= Description of the task =
Among the lines listed below, count those that include the string "with", and state only the count.
— START —
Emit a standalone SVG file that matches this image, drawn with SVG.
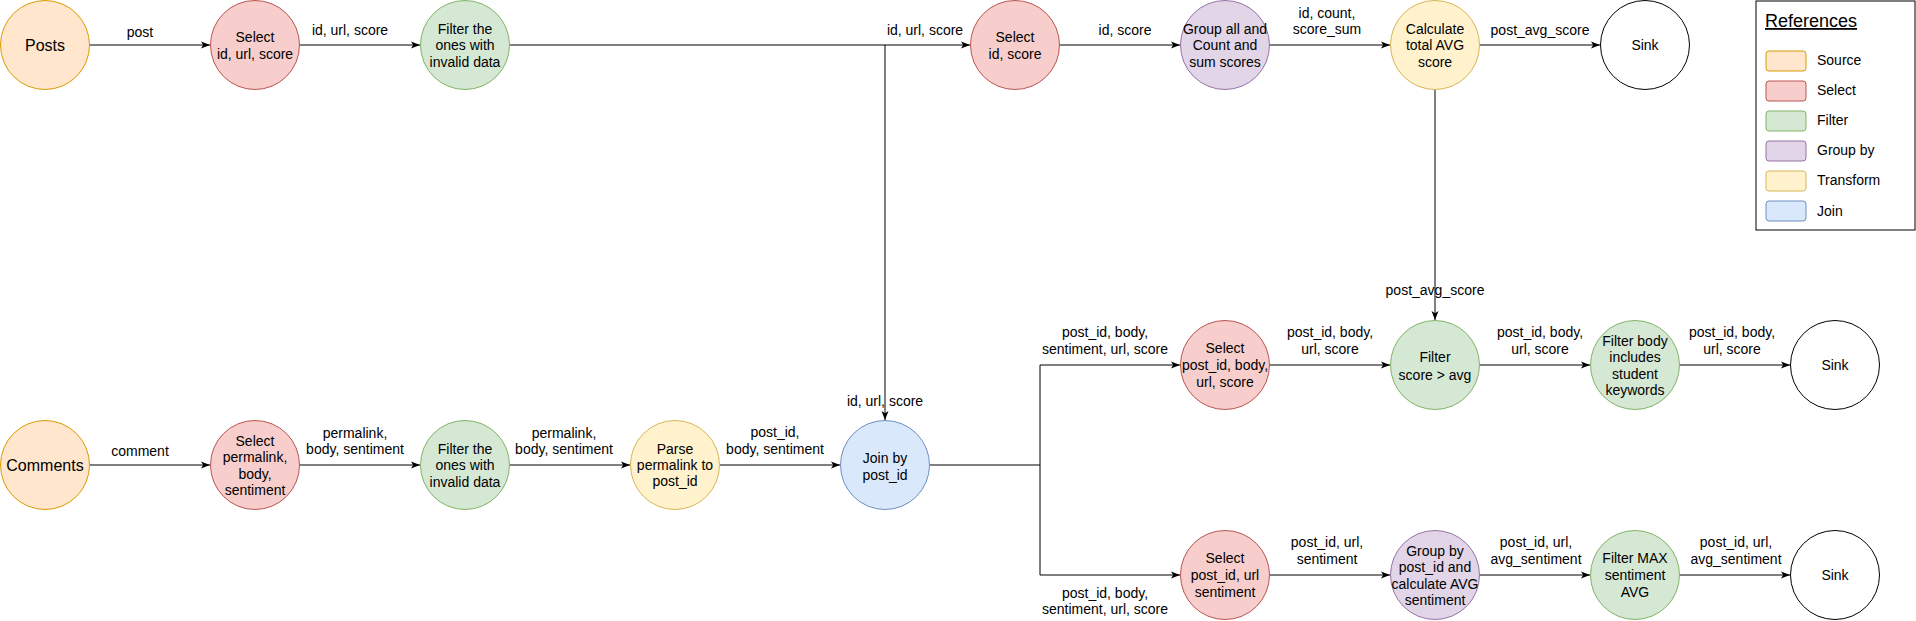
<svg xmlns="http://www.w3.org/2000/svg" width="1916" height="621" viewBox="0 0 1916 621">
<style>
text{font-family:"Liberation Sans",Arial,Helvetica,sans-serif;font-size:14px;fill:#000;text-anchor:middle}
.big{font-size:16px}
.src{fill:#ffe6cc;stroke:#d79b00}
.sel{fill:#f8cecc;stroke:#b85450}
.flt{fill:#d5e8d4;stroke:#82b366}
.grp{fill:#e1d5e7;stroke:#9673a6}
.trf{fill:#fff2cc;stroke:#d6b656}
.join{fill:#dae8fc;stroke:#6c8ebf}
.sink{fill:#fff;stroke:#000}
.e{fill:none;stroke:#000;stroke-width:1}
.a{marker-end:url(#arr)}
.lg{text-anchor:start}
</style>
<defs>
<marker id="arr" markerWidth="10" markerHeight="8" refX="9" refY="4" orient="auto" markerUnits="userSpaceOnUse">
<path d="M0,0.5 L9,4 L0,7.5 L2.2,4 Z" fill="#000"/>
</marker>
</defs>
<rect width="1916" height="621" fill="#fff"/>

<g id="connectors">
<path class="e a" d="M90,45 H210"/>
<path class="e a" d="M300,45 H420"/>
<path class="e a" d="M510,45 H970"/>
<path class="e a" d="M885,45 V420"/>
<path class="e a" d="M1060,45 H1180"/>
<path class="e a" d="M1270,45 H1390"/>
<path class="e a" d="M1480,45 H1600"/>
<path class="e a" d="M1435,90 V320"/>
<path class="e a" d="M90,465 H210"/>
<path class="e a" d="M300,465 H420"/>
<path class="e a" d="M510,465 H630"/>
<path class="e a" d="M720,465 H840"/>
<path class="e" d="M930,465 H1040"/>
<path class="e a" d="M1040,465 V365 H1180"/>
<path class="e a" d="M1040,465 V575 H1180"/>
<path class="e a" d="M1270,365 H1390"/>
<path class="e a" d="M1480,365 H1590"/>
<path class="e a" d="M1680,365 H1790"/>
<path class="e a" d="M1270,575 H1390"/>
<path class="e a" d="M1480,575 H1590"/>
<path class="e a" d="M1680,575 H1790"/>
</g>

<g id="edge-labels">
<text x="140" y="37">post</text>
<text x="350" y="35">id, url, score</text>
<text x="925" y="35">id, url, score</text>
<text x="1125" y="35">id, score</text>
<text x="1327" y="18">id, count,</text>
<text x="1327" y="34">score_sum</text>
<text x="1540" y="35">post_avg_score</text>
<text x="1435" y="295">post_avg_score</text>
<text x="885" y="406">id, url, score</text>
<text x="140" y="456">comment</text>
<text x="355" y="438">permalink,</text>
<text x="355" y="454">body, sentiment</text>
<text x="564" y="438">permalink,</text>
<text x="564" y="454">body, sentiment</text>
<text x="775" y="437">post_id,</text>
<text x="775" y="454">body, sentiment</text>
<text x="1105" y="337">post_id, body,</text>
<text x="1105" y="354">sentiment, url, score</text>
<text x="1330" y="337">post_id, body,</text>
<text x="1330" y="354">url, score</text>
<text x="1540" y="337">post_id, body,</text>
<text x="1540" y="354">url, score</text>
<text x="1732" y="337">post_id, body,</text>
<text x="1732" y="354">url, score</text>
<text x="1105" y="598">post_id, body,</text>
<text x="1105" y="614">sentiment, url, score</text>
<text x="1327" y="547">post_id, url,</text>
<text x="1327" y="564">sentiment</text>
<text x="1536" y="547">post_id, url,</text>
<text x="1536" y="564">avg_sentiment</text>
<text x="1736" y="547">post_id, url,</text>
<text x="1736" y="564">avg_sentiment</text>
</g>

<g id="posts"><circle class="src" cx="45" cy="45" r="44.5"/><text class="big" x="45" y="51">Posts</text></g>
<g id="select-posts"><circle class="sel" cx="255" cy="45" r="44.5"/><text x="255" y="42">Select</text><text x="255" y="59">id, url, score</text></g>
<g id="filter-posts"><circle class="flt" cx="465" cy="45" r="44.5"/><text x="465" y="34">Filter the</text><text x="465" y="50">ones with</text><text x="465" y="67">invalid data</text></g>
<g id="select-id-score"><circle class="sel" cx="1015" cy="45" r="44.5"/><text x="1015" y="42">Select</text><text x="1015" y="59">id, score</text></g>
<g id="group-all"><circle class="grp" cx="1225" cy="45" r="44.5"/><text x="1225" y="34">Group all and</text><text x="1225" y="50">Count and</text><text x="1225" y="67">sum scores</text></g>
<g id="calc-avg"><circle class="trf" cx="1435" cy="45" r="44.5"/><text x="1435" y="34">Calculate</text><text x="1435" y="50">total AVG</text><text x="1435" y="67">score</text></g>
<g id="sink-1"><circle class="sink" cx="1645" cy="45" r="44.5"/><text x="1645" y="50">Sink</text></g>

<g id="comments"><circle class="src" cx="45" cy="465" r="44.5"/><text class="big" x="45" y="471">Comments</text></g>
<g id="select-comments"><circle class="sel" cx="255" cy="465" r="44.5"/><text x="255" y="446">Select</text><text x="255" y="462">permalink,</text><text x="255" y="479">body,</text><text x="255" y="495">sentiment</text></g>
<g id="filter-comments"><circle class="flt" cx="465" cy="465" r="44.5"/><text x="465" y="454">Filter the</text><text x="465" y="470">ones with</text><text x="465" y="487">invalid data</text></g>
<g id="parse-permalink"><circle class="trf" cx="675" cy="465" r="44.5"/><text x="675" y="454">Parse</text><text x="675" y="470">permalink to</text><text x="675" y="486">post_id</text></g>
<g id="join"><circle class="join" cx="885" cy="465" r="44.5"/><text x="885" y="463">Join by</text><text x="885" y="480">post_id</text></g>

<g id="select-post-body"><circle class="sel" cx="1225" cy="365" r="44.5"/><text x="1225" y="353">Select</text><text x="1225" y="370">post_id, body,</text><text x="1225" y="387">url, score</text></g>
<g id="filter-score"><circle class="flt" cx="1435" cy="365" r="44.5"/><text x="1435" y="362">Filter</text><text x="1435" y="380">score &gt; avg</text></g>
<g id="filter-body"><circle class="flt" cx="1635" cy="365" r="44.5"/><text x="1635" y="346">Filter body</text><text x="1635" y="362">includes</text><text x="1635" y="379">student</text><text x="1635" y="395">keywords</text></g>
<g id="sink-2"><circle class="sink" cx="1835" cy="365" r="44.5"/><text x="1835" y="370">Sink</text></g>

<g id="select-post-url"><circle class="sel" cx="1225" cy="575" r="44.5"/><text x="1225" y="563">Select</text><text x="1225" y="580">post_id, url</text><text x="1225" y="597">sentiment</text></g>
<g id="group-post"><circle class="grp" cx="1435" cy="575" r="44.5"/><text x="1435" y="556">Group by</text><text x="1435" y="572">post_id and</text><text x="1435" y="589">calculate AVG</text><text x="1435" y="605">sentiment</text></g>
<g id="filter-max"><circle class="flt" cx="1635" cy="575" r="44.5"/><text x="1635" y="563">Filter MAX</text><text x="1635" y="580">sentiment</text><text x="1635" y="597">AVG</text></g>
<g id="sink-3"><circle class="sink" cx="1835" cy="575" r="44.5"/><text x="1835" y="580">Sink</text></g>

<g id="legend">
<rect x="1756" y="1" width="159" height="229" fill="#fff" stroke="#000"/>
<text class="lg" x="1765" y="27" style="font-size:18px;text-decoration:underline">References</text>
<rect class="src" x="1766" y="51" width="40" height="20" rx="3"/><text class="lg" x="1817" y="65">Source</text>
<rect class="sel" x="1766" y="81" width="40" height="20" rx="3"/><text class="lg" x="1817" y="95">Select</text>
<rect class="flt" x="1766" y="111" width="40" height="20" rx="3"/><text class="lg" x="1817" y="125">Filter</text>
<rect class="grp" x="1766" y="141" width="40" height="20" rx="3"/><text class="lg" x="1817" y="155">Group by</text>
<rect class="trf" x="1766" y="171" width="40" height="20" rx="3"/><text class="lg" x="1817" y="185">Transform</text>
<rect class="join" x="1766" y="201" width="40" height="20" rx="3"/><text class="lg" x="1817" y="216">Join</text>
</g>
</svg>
— END —
= Task answer =
3